We suggest picking an already existing `FusedMoEPrepareAndFinalizeModular` implementation that matches your All2All implementation closely and using it as a reference.
FusedMoEExpertsModular performs the core of the FusedMoE operations. The various functions exposed by the abstract class and their significance is as follows,
The `maybe_make_prepare_finalize` method is responsible for constructing an instance of `FusedMoEPrepareAndFinalizeModular` when appropriate based on the current all2all backend, e.g. when EP + DP is enabled. The base class method currently constructs all the `FusedMoEPrepareAndFinalizeModular` objects for the EP+DP case. Derived classes can override this method to construct prepare/finalize objects for different scenarios, e.g. `ModelOptNvFp4FusedMoE` can construct a `FlashInferCutlassMoEPrepareAndFinalize` for the EP+TP case.

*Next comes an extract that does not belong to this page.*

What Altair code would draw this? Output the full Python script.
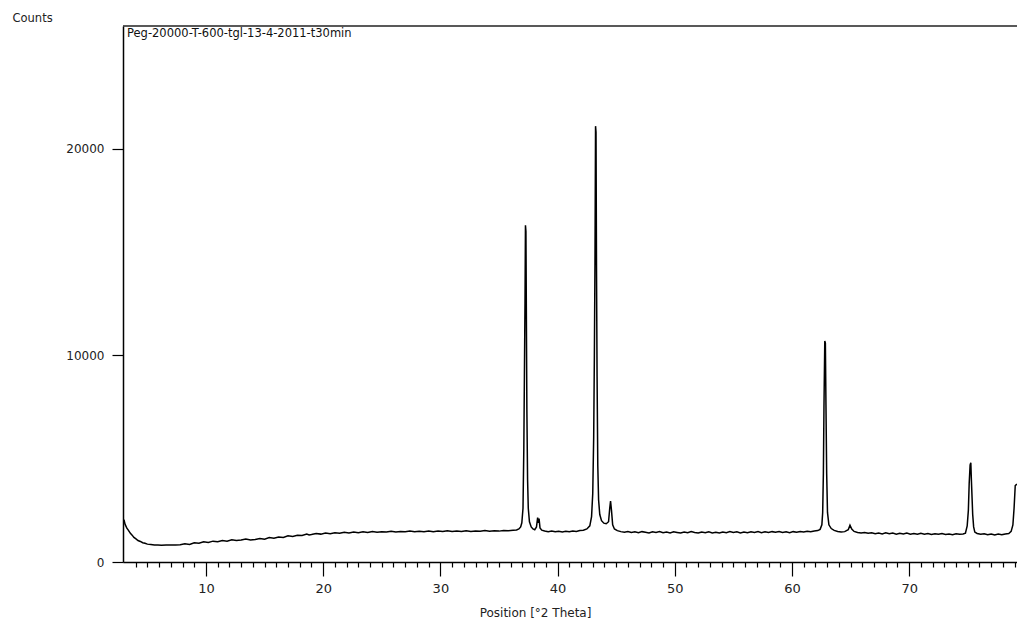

The `select_gemm_impl` method is undefined in the base class. It is the responsibility of the derived class to implement a method that constructs a valid/appropriate `FusedMoEExpertsModular` object.
Based on the input and env settings, the `init_prepare_finalize` method creates the appropriate `FusedMoEPrepareAndFinalizeModular` object. The method then queries `select_gemm_impl` for the appropriate `FusedMoEExpertsModular` object and builds the `FusedMoEModularKernel` object
Please take a look at [init_prepare_finalize](https://github.com/vllm-project/vllm/blob/1cbf951ba272c230823b947631065b826409fa62/vllm/model_executor/layers/fused_moe/layer.py#L188).
**Important**: The `FusedMoEMethodBase` derived classes use the `FusedMoEMethodBase::fused_experts` object in their `apply` methods. When settings permit the construction of a valid `FusedMoEModularKernel` object, we override `FusedMoEMethodBase::fused_experts` with it. This essentially makes the derived classes agnostic to what FusedMoE implementation is used.
1. Add the implementation type to `MK_ALL_PREPARE_FINALIZE_TYPES` and `MK_FUSED_EXPERT_TYPES` in [mk_objects.py](../../tests/kernels/moe/modular_kernel_tools/mk_objects.py) respectively.
`Config::is_fe_supports_chunking()` methods in [/tests/kernels/moe/modular_kernel_tools/common.py](../../tests/kernels/moe/modular_kernel_tools/common.py)
The unit test file [test_modular_kernel_combinations.py](../../tests/kernels/moe/test_modular_kernel_combinations.py) can also be executed as a standalone script.
See [Fused MoE Kernel features](./moe_kernel_features.md#fused-moe-modular-all2all-backends) for a list of all the available modular prepare and finalize subclasses.